» Exercise goal
Retype the whole listing, please, keeping every line exact and dropping the pictures.

» Material
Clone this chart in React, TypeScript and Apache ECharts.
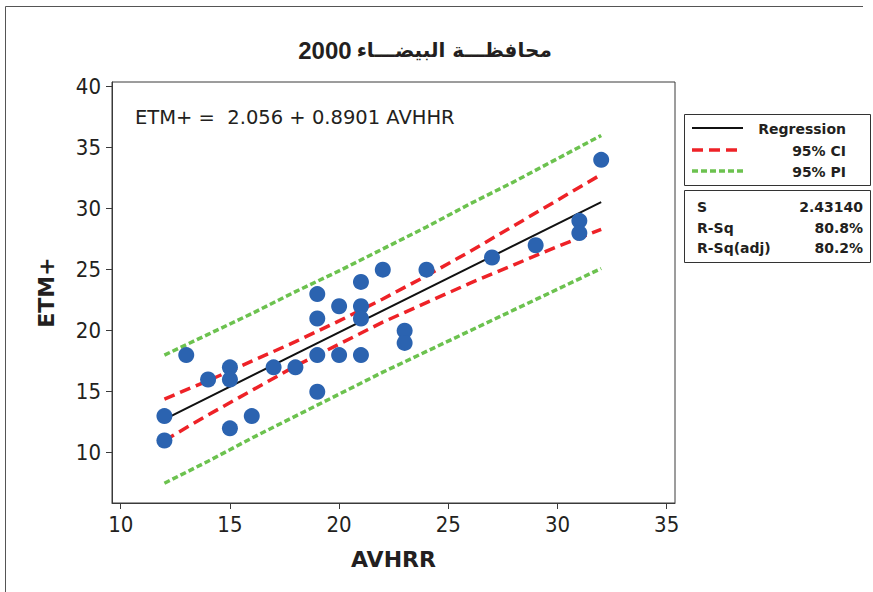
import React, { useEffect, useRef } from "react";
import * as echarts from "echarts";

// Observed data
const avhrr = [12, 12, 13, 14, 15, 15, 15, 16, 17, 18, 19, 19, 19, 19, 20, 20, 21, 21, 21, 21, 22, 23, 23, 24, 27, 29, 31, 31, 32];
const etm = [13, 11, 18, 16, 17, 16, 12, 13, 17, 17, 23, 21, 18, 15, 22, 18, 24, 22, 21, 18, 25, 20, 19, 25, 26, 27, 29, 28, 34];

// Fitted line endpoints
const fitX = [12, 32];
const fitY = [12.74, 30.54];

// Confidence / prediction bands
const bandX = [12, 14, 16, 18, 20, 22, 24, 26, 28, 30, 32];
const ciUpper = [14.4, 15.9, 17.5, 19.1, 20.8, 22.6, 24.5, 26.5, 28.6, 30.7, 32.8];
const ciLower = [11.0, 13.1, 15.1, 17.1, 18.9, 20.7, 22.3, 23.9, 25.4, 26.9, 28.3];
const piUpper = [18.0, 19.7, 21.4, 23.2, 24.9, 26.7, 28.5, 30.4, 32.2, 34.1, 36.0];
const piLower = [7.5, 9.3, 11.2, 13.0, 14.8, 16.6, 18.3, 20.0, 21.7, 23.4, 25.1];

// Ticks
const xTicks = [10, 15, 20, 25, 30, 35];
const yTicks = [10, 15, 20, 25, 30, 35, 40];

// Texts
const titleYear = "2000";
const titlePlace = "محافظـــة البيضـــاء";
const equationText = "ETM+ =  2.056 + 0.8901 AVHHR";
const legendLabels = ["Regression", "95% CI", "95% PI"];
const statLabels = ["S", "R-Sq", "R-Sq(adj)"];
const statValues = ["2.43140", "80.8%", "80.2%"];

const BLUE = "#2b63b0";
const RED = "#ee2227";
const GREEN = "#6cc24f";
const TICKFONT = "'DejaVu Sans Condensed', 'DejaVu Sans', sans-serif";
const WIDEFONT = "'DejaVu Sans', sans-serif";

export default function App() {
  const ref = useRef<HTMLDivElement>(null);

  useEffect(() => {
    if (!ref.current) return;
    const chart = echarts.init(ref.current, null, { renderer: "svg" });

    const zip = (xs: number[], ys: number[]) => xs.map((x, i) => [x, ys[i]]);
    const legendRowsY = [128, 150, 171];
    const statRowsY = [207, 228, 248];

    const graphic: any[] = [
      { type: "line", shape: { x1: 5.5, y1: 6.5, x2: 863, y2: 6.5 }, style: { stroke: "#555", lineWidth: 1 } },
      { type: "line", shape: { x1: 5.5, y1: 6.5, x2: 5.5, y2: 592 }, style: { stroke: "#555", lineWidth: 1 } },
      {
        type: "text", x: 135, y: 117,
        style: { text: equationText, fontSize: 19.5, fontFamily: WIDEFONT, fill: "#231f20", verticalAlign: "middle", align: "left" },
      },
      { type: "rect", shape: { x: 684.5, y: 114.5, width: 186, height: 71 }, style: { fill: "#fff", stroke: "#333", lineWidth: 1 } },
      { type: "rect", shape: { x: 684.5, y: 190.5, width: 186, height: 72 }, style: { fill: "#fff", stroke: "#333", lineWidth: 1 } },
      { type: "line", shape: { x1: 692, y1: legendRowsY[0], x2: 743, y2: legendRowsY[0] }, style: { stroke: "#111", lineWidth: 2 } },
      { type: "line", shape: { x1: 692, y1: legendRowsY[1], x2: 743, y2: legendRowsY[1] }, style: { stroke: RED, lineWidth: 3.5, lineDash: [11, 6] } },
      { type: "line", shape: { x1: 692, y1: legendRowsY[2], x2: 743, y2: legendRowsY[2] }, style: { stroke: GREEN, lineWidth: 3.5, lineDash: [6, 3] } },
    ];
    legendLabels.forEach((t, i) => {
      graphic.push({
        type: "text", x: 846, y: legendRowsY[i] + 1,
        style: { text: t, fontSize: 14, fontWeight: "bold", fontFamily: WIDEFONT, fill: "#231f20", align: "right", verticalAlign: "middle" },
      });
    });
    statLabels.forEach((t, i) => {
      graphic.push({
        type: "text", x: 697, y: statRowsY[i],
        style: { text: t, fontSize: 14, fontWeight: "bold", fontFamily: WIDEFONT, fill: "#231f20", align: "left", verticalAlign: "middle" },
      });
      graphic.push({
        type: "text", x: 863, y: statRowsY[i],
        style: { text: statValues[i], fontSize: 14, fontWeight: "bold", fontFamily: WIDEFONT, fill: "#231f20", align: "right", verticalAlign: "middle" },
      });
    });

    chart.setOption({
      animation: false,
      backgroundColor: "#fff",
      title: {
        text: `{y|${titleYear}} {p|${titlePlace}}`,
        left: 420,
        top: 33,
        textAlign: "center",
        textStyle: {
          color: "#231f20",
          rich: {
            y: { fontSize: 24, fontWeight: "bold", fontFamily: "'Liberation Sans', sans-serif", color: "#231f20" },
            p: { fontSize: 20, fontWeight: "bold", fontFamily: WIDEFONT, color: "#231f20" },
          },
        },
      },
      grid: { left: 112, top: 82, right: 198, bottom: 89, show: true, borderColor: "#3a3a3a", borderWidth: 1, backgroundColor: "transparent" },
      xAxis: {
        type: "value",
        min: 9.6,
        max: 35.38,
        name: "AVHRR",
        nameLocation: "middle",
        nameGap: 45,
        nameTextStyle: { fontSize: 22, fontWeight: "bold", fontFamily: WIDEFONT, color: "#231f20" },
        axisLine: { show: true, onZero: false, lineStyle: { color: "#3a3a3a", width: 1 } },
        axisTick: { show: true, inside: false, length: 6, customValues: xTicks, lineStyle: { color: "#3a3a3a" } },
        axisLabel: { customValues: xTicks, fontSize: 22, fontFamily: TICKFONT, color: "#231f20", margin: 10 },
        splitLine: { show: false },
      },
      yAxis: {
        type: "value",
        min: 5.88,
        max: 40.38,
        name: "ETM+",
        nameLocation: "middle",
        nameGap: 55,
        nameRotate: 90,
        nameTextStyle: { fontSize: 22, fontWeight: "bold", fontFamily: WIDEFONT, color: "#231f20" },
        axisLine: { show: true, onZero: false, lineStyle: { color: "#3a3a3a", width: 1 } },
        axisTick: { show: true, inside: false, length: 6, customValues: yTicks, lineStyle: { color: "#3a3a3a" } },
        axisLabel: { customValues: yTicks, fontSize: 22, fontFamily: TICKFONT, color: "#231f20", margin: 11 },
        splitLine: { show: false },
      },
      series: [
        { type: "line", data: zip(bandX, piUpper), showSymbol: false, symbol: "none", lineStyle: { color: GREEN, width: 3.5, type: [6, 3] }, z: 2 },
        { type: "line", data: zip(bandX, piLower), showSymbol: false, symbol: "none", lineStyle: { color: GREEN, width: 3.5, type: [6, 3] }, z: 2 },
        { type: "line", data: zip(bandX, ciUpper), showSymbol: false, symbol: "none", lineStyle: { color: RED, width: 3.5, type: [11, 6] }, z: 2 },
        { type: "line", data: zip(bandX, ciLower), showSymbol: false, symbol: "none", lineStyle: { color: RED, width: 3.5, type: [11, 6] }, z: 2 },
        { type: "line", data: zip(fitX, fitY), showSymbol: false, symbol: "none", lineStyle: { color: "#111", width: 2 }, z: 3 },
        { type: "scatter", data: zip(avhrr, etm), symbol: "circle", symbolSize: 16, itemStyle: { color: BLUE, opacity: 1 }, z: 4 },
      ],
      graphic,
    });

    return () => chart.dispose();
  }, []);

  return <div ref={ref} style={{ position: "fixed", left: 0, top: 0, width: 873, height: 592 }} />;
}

» Response to the exercise
Clone this chart in React, TypeScript and Apache ECharts.
import React, { useEffect, useRef } from "react";
import * as echarts from "echarts";

// Observed data
const avhrr = [12, 12, 13, 14, 15, 15, 15, 16, 17, 18, 19, 19, 19, 19, 20, 20, 21, 21, 21, 21, 22, 23, 23, 24, 27, 29, 31, 31, 32];
const etm = [13, 11, 18, 16, 17, 16, 12, 13, 17, 17, 23, 21, 18, 15, 22, 18, 24, 22, 21, 18, 25, 20, 19, 25, 26, 27, 29, 28, 34];

// Fitted line endpoints
const fitX = [12, 32];
const fitY = [12.74, 30.54];

// Confidence / prediction bands
const bandX = [12, 14, 16, 18, 20, 22, 24, 26, 28, 30, 32];
const ciUpper = [14.4, 15.9, 17.5, 19.1, 20.8, 22.6, 24.5, 26.5, 28.6, 30.7, 32.8];
const ciLower = [11.0, 13.1, 15.1, 17.1, 18.9, 20.7, 22.3, 23.9, 25.4, 26.9, 28.3];
const piUpper = [18.0, 19.7, 21.4, 23.2, 24.9, 26.7, 28.5, 30.4, 32.2, 34.1, 36.0];
const piLower = [7.5, 9.3, 11.2, 13.0, 14.8, 16.6, 18.3, 20.0, 21.7, 23.4, 25.1];

// Ticks
const xTicks = [10, 15, 20, 25, 30, 35];
const yTicks = [10, 15, 20, 25, 30, 35, 40];

// Texts
const titleYear = "2000";
const titlePlace = "محافظـــة البيضـــاء";
const equationText = "ETM+ =  2.056 + 0.8901 AVHHR";
const legendLabels = ["Regression", "95% CI", "95% PI"];
const statLabels = ["S", "R-Sq", "R-Sq(adj)"];
const statValues = ["2.43140", "80.8%", "80.2%"];

const BLUE = "#2b63b0";
const RED = "#ee2227";
const GREEN = "#6cc24f";
const TICKFONT = "'DejaVu Sans Condensed', 'DejaVu Sans', sans-serif";
const WIDEFONT = "'DejaVu Sans', sans-serif";

export default function App() {
  const ref = useRef<HTMLDivElement>(null);

  useEffect(() => {
    if (!ref.current) return;
    const chart = echarts.init(ref.current, null, { renderer: "svg" });

    const zip = (xs: number[], ys: number[]) => xs.map((x, i) => [x, ys[i]]);
    const legendRowsY = [128, 150, 171];
    const statRowsY = [207, 228, 248];

    const graphic: any[] = [
      { type: "line", shape: { x1: 5.5, y1: 6.5, x2: 863, y2: 6.5 }, style: { stroke: "#555", lineWidth: 1 } },
      { type: "line", shape: { x1: 5.5, y1: 6.5, x2: 5.5, y2: 592 }, style: { stroke: "#555", lineWidth: 1 } },
      {
        type: "text", x: 135, y: 117,
        style: { text: equationText, fontSize: 19.5, fontFamily: WIDEFONT, fill: "#231f20", verticalAlign: "middle", align: "left" },
      },
      { type: "rect", shape: { x: 684.5, y: 114.5, width: 186, height: 71 }, style: { fill: "#fff", stroke: "#333", lineWidth: 1 } },
      { type: "rect", shape: { x: 684.5, y: 190.5, width: 186, height: 72 }, style: { fill: "#fff", stroke: "#333", lineWidth: 1 } },
      { type: "line", shape: { x1: 692, y1: legendRowsY[0], x2: 743, y2: legendRowsY[0] }, style: { stroke: "#111", lineWidth: 2 } },
      { type: "line", shape: { x1: 692, y1: legendRowsY[1], x2: 743, y2: legendRowsY[1] }, style: { stroke: RED, lineWidth: 3.5, lineDash: [11, 6] } },
      { type: "line", shape: { x1: 692, y1: legendRowsY[2], x2: 743, y2: legendRowsY[2] }, style: { stroke: GREEN, lineWidth: 3.5, lineDash: [6, 3] } },
    ];
    legendLabels.forEach((t, i) => {
      graphic.push({
        type: "text", x: 846, y: legendRowsY[i] + 1,
        style: { text: t, fontSize: 14, fontWeight: "bold", fontFamily: WIDEFONT, fill: "#231f20", align: "right", verticalAlign: "middle" },
      });
    });
    statLabels.forEach((t, i) => {
      graphic.push({
        type: "text", x: 697, y: statRowsY[i],
        style: { text: t, fontSize: 14, fontWeight: "bold", fontFamily: WIDEFONT, fill: "#231f20", align: "left", verticalAlign: "middle" },
      });
      graphic.push({
        type: "text", x: 863, y: statRowsY[i],
        style: { text: statValues[i], fontSize: 14, fontWeight: "bold", fontFamily: WIDEFONT, fill: "#231f20", align: "right", verticalAlign: "middle" },
      });
    });

    chart.setOption({
      animation: false,
      backgroundColor: "#fff",
      title: {
        text: `{y|${titleYear}} {p|${titlePlace}}`,
        left: 420,
        top: 33,
        textAlign: "center",
        textStyle: {
          color: "#231f20",
          rich: {
            y: { fontSize: 24, fontWeight: "bold", fontFamily: "'Liberation Sans', sans-serif", color: "#231f20" },
            p: { fontSize: 20, fontWeight: "bold", fontFamily: WIDEFONT, color: "#231f20" },
          },
        },
      },
      grid: { left: 112, top: 82, right: 198, bottom: 89, show: true, borderColor: "#3a3a3a", borderWidth: 1, backgroundColor: "transparent" },
      xAxis: {
        type: "value",
        min: 9.6,
        max: 35.38,
        name: "AVHRR",
        nameLocation: "middle",
        nameGap: 45,
        nameTextStyle: { fontSize: 22, fontWeight: "bold", fontFamily: WIDEFONT, color: "#231f20" },
        axisLine: { show: true, onZero: false, lineStyle: { color: "#3a3a3a", width: 1 } },
        axisTick: { show: true, inside: false, length: 6, customValues: xTicks, lineStyle: { color: "#3a3a3a" } },
        axisLabel: { customValues: xTicks, fontSize: 22, fontFamily: TICKFONT, color: "#231f20", margin: 10 },
        splitLine: { show: false },
      },
      yAxis: {
        type: "value",
        min: 5.88,
        max: 40.38,
        name: "ETM+",
        nameLocation: "middle",
        nameGap: 55,
        nameRotate: 90,
        nameTextStyle: { fontSize: 22, fontWeight: "bold", fontFamily: WIDEFONT, color: "#231f20" },
        axisLine: { show: true, onZero: false, lineStyle: { color: "#3a3a3a", width: 1 } },
        axisTick: { show: true, inside: false, length: 6, customValues: yTicks, lineStyle: { color: "#3a3a3a" } },
        axisLabel: { customValues: yTicks, fontSize: 22, fontFamily: TICKFONT, color: "#231f20", margin: 11 },
        splitLine: { show: false },
      },
      series: [
        { type: "line", data: zip(bandX, piUpper), showSymbol: false, symbol: "none", lineStyle: { color: GREEN, width: 3.5, type: [6, 3] }, z: 2 },
        { type: "line", data: zip(bandX, piLower), showSymbol: false, symbol: "none", lineStyle: { color: GREEN, width: 3.5, type: [6, 3] }, z: 2 },
        { type: "line", data: zip(bandX, ciUpper), showSymbol: false, symbol: "none", lineStyle: { color: RED, width: 3.5, type: [11, 6] }, z: 2 },
        { type: "line", data: zip(bandX, ciLower), showSymbol: false, symbol: "none", lineStyle: { color: RED, width: 3.5, type: [11, 6] }, z: 2 },
        { type: "line", data: zip(fitX, fitY), showSymbol: false, symbol: "none", lineStyle: { color: "#111", width: 2 }, z: 3 },
        { type: "scatter", data: zip(avhrr, etm), symbol: "circle", symbolSize: 16, itemStyle: { color: BLUE, opacity: 1 }, z: 4 },
      ],
      graphic,
    });

    return () => chart.dispose();
  }, []);

  return <div ref={ref} style={{ position: "fixed", left: 0, top: 0, width: 873, height: 592 }} />;
}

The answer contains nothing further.